Best answer: Yeah, I assume it's because it's calm "cool" color. The human eye can detect blue, but we're less sensitive to wavelengths in that range so it doesn't seem as bright. German Wikipedia has a chart (the title means "relative sensitivity").
posted by nangar at 9:35 AM on July 12, 2011


Our projectors at work do this too; same color of blue. Although, IIRC, I think there's an option to upload a bitmap to display instead.
posted by sbutler at 9:52 AM on July 12, 2011


Best answer: I suspect as others that blue as choosen because it was the best choice out of Red, Blue and Green but colors do have different cultural connotations. Do these screens look differently in other parts of the world?
posted by mmascolino at 10:55 AM on July 12, 2011


Best answer: Televisions are manufactured from components built in various factories worldwide, and those parts don't get changed out depending on where they're being shipped. As mentioned previously, television sets create images from RGB, and so it is easiest (read: cheapest) to make a television that lights up one of those three colors when static appears. Since red is a negative color in western societies (generally) and green is a negative color in eastern societies (generally), that leaves blue as a neutral color.
posted by davejay at 11:04 AM on July 12, 2011


Oooooor what mmascolino said, faster and better.
posted by davejay at 11:04 AM on July 12, 2011


I have a Samsung that goes black with an info message about a weak or scrambled signal. So, as mentioned above, the blue screen isn't universal.
posted by hwyengr at 11:09 AM on July 12, 2011


This is called "video muting" if you want something else to search on.
posted by smackfu at 11:43 AM on July 12, 2011 [1 favorite]


Is the same blue used as a key color for effects? ("blue screen")
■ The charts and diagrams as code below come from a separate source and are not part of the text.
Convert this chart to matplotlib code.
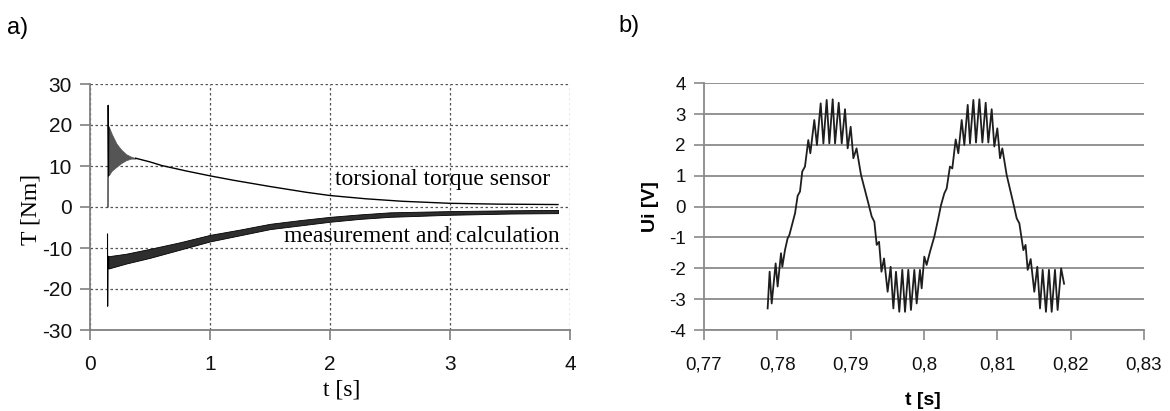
import matplotlib
matplotlib.use("Agg")
import matplotlib.pyplot as plt

plt.rcParams['axes.unicode_minus'] = False  # plain hyphen as in the original

# ---------------- data: panel a (torque) ----------------
sensor_spike_t = [0.150, 0.151, 0.155, 0.158]
sensor_spike_T = [0.0, 24.8, 7.6, 19.5]

sensor_osc_t = [0.158, 0.18, 0.22, 0.26, 0.30, 0.34, 0.38]
sensor_osc_hi = [19.5, 17.9, 15.5, 14.0, 12.9, 12.3, 11.9]
sensor_osc_lo = [7.8, 8.8, 9.8, 10.7, 11.4, 11.8, 11.8]

sensor_t = [0.38, 0.5, 0.6, 0.8, 1.0, 1.2, 1.5, 1.8, 2.0, 2.3, 2.6, 3.0, 3.4, 3.9]
sensor_T = [11.9, 11.0, 10.1, 8.8, 7.6, 6.5, 5.0, 3.6, 2.8, 2.0, 1.4, 0.9, 0.7, 0.6]

meas_spike_t = [0.146, 0.147, 0.150, 0.155]
meas_spike_T = [-6.6, -24.2, -12.0, -15.0]

meas_t = [0.155, 0.3, 0.5, 0.75, 1.0, 1.25, 1.5, 1.75, 2.0, 2.25, 2.5, 3.0, 3.5, 3.9]
meas_lo = [-15.0, -13.8, -12.4, -10.4, -8.4, -6.9, -5.4, -4.5, -3.6, -2.9, -2.4, -1.9, -1.6, -1.5]
meas_hi = [-12.0, -11.4, -10.2, -8.6, -6.8, -5.5, -4.1, -3.2, -2.4, -1.8, -1.3, -1.0, -0.8, -0.7]

a_xticks = [0, 1, 2, 3, 4]
a_yticks = [-30, -20, -10, 0, 10, 20, 30]

# ---------------- data: panel b (voltage) ----------------
ui_t = [0.77868, 0.77895, 0.77923, 0.77977, 0.78004, 0.78050, 0.78068, 0.78104,
        0.78140, 0.78164, 0.78241, 0.78277, 0.78309, 0.78340, 0.78377, 0.78422,
        0.78450, 0.78504, 0.78540, 0.78591, 0.78628, 0.78673, 0.78709, 0.78755,
        0.78787, 0.78837, 0.78878, 0.78923, 0.78959, 0.79000, 0.79037, 0.79080,
        0.79141, 0.79241, 0.79287, 0.79323, 0.79355, 0.79387, 0.79420, 0.79455,
        0.79504, 0.79545, 0.79582, 0.79618, 0.79663, 0.79704, 0.79741, 0.79786,
        0.79822, 0.79868, 0.79900, 0.79945, 0.79968, 0.80004, 0.80036, 0.80082,
        0.80141, 0.80195, 0.80232, 0.80277, 0.80309, 0.80354, 0.80386, 0.80432,
        0.80468, 0.80514, 0.80550, 0.80596, 0.80627, 0.80673, 0.80709, 0.80755,
        0.80796, 0.80841, 0.80877, 0.80923, 0.80959, 0.81000, 0.81037, 0.81068,
        0.81127, 0.81218, 0.81264, 0.81300, 0.81355, 0.81385, 0.81414, 0.81455,
        0.81504, 0.81545, 0.81582, 0.81618, 0.81663, 0.81704, 0.81741, 0.81786,
        0.81822, 0.81870, 0.81910]
ui_v = [-3.30, -2.11, -3.14, -1.84, -2.59, -1.51, -1.95, -1.41,
        -1.03, -0.92, -0.22, 0.35, 0.49, 1.14, 1.30, 2.16,
        1.73, 2.81, 2.00, 3.35, 2.05, 3.46, 2.05, 3.48,
        2.05, 3.37, 2.05, 3.16, 1.89, 2.59, 1.57, 1.89,
        1.03, 0.11, -0.32, -0.49, -1.24, -1.14, -2.11, -1.68,
        -2.76, -1.95, -3.30, -2.11, -3.41, -2.05, -3.41, -2.05,
        -3.35, -2.05, -3.14, -2.05, -2.65, -1.62, -1.89, -1.46,
        -0.97, -0.38, 0.05, 0.43, 0.59, 1.30, 1.24, 2.18,
        1.73, 2.81, 2.00, 3.30, 2.05, 3.46, 2.08, 3.48,
        2.08, 3.37, 2.08, 3.16, 1.95, 2.54, 1.57, 1.89,
        1.03, 0.11, -0.38, -0.54, -1.41, -1.24, -2.05, -1.70,
        -2.76, -1.95, -3.30, -2.05, -3.41, -2.05, -3.41, -2.05,
        -3.35, -2.00, -2.50]

b_xticks = [0.77, 0.78, 0.79, 0.80, 0.81, 0.82, 0.83]
b_xlabels = ['0,77', '0,78', '0,79', '0,8', '0,81', '0,82', '0,83']
b_yticks = [-4, -3, -2, -1, 0, 1, 2, 3, 4]

SANS = 'Liberation Sans'
SERIF = 'Liberation Serif'

W, H = 1170, 411
fig = plt.figure(figsize=(W / 100, H / 100), dpi=100)
fig.patch.set_facecolor('white')

# ---------------- panel a ----------------
axa = fig.add_axes([90 / W, (H - 330) / H, 480 / W, 246 / H])
axa.set_xlim(0, 4)
axa.set_ylim(-30, 30)
axa.grid(True, linestyle=(0, (2, 2)), color='#555555', linewidth=0.9)
axa.set_axisbelow(True)

axa.plot(sensor_spike_t, sensor_spike_T, color='black', lw=0.8)
axa.fill_between(sensor_osc_t, sensor_osc_lo, sensor_osc_hi, color='#555555', lw=0.5)
axa.plot(sensor_t, sensor_T, color='black', lw=1.0)

axa.plot(meas_spike_t, meas_spike_T, color='black', lw=0.8)
axa.fill_between(meas_t, meas_lo, meas_hi, color='#2e2e2e', lw=0.6, edgecolor='black')

axa.text(2.04, 6.6, 'torsional torque sensor', family=SERIF, fontsize=17, va='center')
axa.text(1.62, -7.3, 'measurement and calculation', family=SERIF, fontsize=17, va='center')

for s in ['top', 'right']:
    axa.spines[s].set_visible(False)
for s in ['left', 'bottom']:
    axa.spines[s].set_color('#808080')
    axa.spines[s].set_linewidth(1.3)
axa.set_xticks(a_xticks)
axa.set_yticks(a_yticks)
axa.tick_params(axis='both', direction='out', length=7, width=1.2, color='#808080',
                labelsize=15, labelcolor='#111111')
axa.tick_params(axis='x', pad=11)
axa.tick_params(axis='y', pad=6)
for lab in axa.get_xticklabels() + axa.get_yticklabels():
    lab.set_family(SANS)
axa.set_xlabel('t [s]', family=SERIF, fontsize=17)
axa.set_ylabel('T [Nm]', family=SERIF, fontsize=17)
axa.xaxis.set_label_coords(0.525, -0.2)
axa.yaxis.set_label_coords(-0.1, 0.49)

# ---------------- panel b ----------------
axb = fig.add_axes([704 / W, (H - 330) / H, 440 / W, 246.7 / H])
axb.set_xlim(0.77, 0.83)
axb.set_ylim(-4, 4)
axb.yaxis.grid(True, color='#8a8a8a', linewidth=1.3)
axb.set_axisbelow(True)
axb.plot(ui_t, ui_v, color='#1e1e1e', lw=1.3)

for s in ['top', 'right']:
    axb.spines[s].set_visible(False)
for s in ['left', 'bottom']:
    axb.spines[s].set_color('#8a8a8a')
    axb.spines[s].set_linewidth(1.3)
axb.set_xticks(b_xticks)
axb.set_xticklabels(b_xlabels)
axb.set_yticks(b_yticks)
axb.tick_params(axis='both', direction='out', length=7, width=1.2, color='#8a8a8a',
                labelsize=13.5, labelcolor='#111111')
axb.tick_params(axis='x', pad=12)
axb.tick_params(axis='y', pad=6)
for lab in axb.get_xticklabels() + axb.get_yticklabels():
    lab.set_family(SANS)
axb.set_xlabel('t [s]', family=SANS, fontsize=14, fontweight='bold')
axb.set_ylabel('Ui [V]', family=SANS, fontsize=14, fontweight='bold')
axb.xaxis.set_label_coords(0.498, -0.25)
axb.yaxis.set_label_coords(-0.103, 0.5)

fig.text(7 / W, 1 - 28 / H, 'a)', family=SANS, fontsize=17, va='center')
fig.text(618 / W, 1 - 26 / H, 'b)', family=SANS, fontsize=17, va='center')

fig.savefig('out.png', dpi=100, facecolor='white')
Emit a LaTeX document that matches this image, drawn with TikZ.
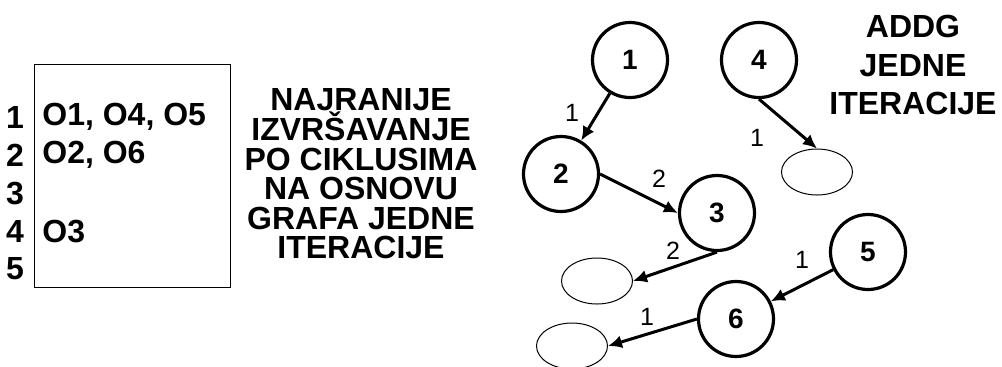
\documentclass[tikz,border=0pt]{standalone}
\usepackage{fontspec}
\setmainfont{Liberation Sans}
\usepackage{tikz}
\usetikzlibrary{arrows.meta}
\usetikzlibrary{shapes.geometric}
\tikzset{>={Latex[length=7pt,width=6.5pt]}}
\newcommand{\bigfont}{\fontsize{16}{19}\selectfont\bfseries}
\tikzset{
	op/.style={circle, draw, line width=1.6pt, minimum size=37.5pt, inner sep=0pt, font=\fontsize{14}{16}\selectfont\bfseries},
	sink/.style={ellipse, draw, line width=0.5pt, minimum width=35.5pt, minimum height=23pt, inner sep=0pt},
	dep/.style={->, line width=1.5pt},
	wlabel/.style={inner sep=0pt, font=\fontsize{12.5}{15}\selectfont},
	row/.style={inner sep=0pt, font=\bigfont},
}

\begin{document}
\begin{tikzpicture}[x=0.5pt, y=-0.5pt]
				\useasboundingbox (0,0) rectangle (1002,366);
				
				% raspored po ciklusima
				\draw[line width=0.5pt] (34,64) rectangle (230,287);
				\node[row] (n1) at (15,117) {1};
				\node[row] (n2) at (15,155) {2};
				\node[row] (n3) at (15,193) {3};
				\node[row] (n4) at (15,231) {4};
				\node[row] (n5) at (15,269) {5};
				\node[row, anchor=west] (t1) at (42,117) {O1, O4, O5};
				\node[row, anchor=west] (t2) at (42,155) {O2, O6};
				\node[row, anchor=west] (t4) at (42,231) {O3};
				
				\node[align=center, font={\fontsize{16}{14.8}\selectfont\bfseries\lineskiplimit=-20pt}] (naslov) at (361,174) {NAJRANIJE\\IZVRŠAVANJE\\PO CIKLUSIMA\\NA OSNOVU\\GRAFA JEDNE\\ITERACIJE};
				\node[align=center, font={\fontsize{16}{19.25}\selectfont\bfseries}] (addg) at (913,65) {ADDG\\JEDNE\\ITERACIJE};
				
				% graf
				\node[op] (c1) at (630,60) {1};
				\node[op] (c4) at (759,60) {4};
				\node[op] (c2) at (561,174) {2};
				\node[op] (c3) at (717,213) {3};
				\node[op] (c5) at (868,252) {5};
				\node[op] (c6) at (736,319) {6};
				\node[sink] (e4) at (817,172) {};
				\node[sink] (e3) at (597,281) {};
				\node[sink] (e6) at (572,346) {};
				
				\draw[dep] (c1) -- (c2);
				\draw[dep] (c4.south) -- (e4.north);
				\draw[dep] (c2.east) -- (c3.west);
				\draw[dep] (c3.south) -- (e3.east);
				\draw[dep] (c5) -- (c6);
				\draw[dep] (c6.west) -- (e6.east);
				
				\node[wlabel] (w12) at (572,113) {1};
				\node[wlabel] (w4) at (757,138) {1};
				\node[wlabel] (w23) at (659,179) {2};
				\node[wlabel] (w3) at (673,251) {2};
				\node[wlabel] (w56) at (802,260) {1};
				\node[wlabel] (w6) at (647,317) {1};
			
			\end{tikzpicture}
\end{document}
[ If so then I guess the default blue screen signal can be used as an input to the effects system, or that hypothetical idea may have simply influenced the engineers' decision to choose blue as the "null" or "default" color. (Logic like that often is part of otherwise seemingly arbitrary engineering decisions, in my experience... "why not just use the same choice as some other guys have, maybe being the same will somehow be helpful to the end user"]
posted by thefool at 11:58 AM on July 12, 2011


The crummy graphics board on your standard VCR is probably capable of 8 colours, or 1 bit each of RGB: black, blue, green, cyan, red, violet, yellow, white.

The blue is just all blue, no red, no green. In HTML parlance it's #0000ff. Why blue? It's probably the easiest colour to look at out of the 8.
posted by Pruitt-Igoe at 12:27 PM on July 12, 2011


thefool: blue screens can been green, pink, etc. Whatever color is least likely to be worn by the actors. It's more a vessel to separate the actor then the color importance. Color bleeding is something to be considered, but video/image technology is getting to the point where it can even manage that effectively.
posted by royalsong at 12:52 PM on July 12, 2011


Yeah, it's not digital (or even VCR) specific - it started with the first sets that used digital signal processing (reducing flickering by frame-doubling & associated scan rate increase was one of the first applications in TVs). Since the signal was being digitally processed anyway, it was simple enough to add 'extra' features like this to differentiate high-end from low-end. High-end analogue TVs have been behaving like this since at least the mid-late 90's, and it soon trickled down into cheaper sets.

It's just a combination of aesthetics, what's easy to do, and what looks best. Somewhere along the line (see above) it was decided that it was more pleasing to blank the screen on no-signal rather than display noise; blanking the whole thing (i.e. black) made it look like the screen was off, so they decided to use a colour instead; driving a combination of the 3 colour 'guns' to produce any possible colour is more complicated than driving just one; red and green both have 'angry' or negative connotations, so they went with blue (incidentally, I have seen at least one manufacturer use green on some sets - Teac?); and it's easiest to drive a colour to full-on (which results in that particular shade of blue).
posted by Pinback at 5:45 PM on July 12, 2011


I always thought it had something to do with Derek Jarman.
posted by Sys Rq at 6:48 PM on July 12, 2011 [1 favorite]


Another shot in the dark is that static = "malfunction", whereas blue merely means "I'm afraid I can't do that, Dave."